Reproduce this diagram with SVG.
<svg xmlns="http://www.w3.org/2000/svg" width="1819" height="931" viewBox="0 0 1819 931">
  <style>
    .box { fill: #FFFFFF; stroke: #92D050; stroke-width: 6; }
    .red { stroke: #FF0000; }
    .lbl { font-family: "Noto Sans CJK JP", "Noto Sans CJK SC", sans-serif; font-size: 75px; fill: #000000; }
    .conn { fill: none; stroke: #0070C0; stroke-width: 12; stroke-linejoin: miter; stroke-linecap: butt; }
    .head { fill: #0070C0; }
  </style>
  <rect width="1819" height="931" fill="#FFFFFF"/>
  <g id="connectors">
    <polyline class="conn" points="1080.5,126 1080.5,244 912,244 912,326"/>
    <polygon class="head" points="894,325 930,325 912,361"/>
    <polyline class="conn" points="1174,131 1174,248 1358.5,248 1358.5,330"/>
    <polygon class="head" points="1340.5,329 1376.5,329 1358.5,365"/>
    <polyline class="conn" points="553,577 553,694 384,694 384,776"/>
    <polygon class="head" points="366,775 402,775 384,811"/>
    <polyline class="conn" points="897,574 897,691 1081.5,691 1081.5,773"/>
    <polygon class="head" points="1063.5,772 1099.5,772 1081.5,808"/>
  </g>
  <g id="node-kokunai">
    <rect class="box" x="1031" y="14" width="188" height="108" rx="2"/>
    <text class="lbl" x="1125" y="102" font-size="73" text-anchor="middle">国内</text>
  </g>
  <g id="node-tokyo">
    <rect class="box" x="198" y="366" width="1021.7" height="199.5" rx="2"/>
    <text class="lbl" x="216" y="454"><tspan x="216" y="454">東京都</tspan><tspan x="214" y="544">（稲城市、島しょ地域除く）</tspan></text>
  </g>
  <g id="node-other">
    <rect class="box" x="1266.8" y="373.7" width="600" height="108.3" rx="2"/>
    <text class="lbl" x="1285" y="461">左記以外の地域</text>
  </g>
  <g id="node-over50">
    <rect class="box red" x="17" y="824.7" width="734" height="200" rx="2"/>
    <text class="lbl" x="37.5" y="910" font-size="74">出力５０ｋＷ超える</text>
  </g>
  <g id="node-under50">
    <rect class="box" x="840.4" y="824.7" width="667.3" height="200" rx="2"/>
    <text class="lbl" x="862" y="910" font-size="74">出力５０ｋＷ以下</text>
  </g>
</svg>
---*---
Short problem
Faithfully transcribe the whole of the data.

Expected output
Reproduce this diagram with SVG.
<svg xmlns="http://www.w3.org/2000/svg" width="1819" height="931" viewBox="0 0 1819 931">
  <style>
    .box { fill: #FFFFFF; stroke: #92D050; stroke-width: 6; }
    .red { stroke: #FF0000; }
    .lbl { font-family: "Noto Sans CJK JP", "Noto Sans CJK SC", sans-serif; font-size: 75px; fill: #000000; }
    .conn { fill: none; stroke: #0070C0; stroke-width: 12; stroke-linejoin: miter; stroke-linecap: butt; }
    .head { fill: #0070C0; }
  </style>
  <rect width="1819" height="931" fill="#FFFFFF"/>
  <g id="connectors">
    <polyline class="conn" points="1080.5,126 1080.5,244 912,244 912,326"/>
    <polygon class="head" points="894,325 930,325 912,361"/>
    <polyline class="conn" points="1174,131 1174,248 1358.5,248 1358.5,330"/>
    <polygon class="head" points="1340.5,329 1376.5,329 1358.5,365"/>
    <polyline class="conn" points="553,577 553,694 384,694 384,776"/>
    <polygon class="head" points="366,775 402,775 384,811"/>
    <polyline class="conn" points="897,574 897,691 1081.5,691 1081.5,773"/>
    <polygon class="head" points="1063.5,772 1099.5,772 1081.5,808"/>
  </g>
  <g id="node-kokunai">
    <rect class="box" x="1031" y="14" width="188" height="108" rx="2"/>
    <text class="lbl" x="1125" y="102" font-size="73" text-anchor="middle">国内</text>
  </g>
  <g id="node-tokyo">
    <rect class="box" x="198" y="366" width="1021.7" height="199.5" rx="2"/>
    <text class="lbl" x="216" y="454"><tspan x="216" y="454">東京都</tspan><tspan x="214" y="544">（稲城市、島しょ地域除く）</tspan></text>
  </g>
  <g id="node-other">
    <rect class="box" x="1266.8" y="373.7" width="600" height="108.3" rx="2"/>
    <text class="lbl" x="1285" y="461">左記以外の地域</text>
  </g>
  <g id="node-over50">
    <rect class="box red" x="17" y="824.7" width="734" height="200" rx="2"/>
    <text class="lbl" x="37.5" y="910" font-size="74">出力５０ｋＷ超える</text>
  </g>
  <g id="node-under50">
    <rect class="box" x="840.4" y="824.7" width="667.3" height="200" rx="2"/>
    <text class="lbl" x="862" y="910" font-size="74">出力５０ｋＷ以下</text>
  </g>
</svg>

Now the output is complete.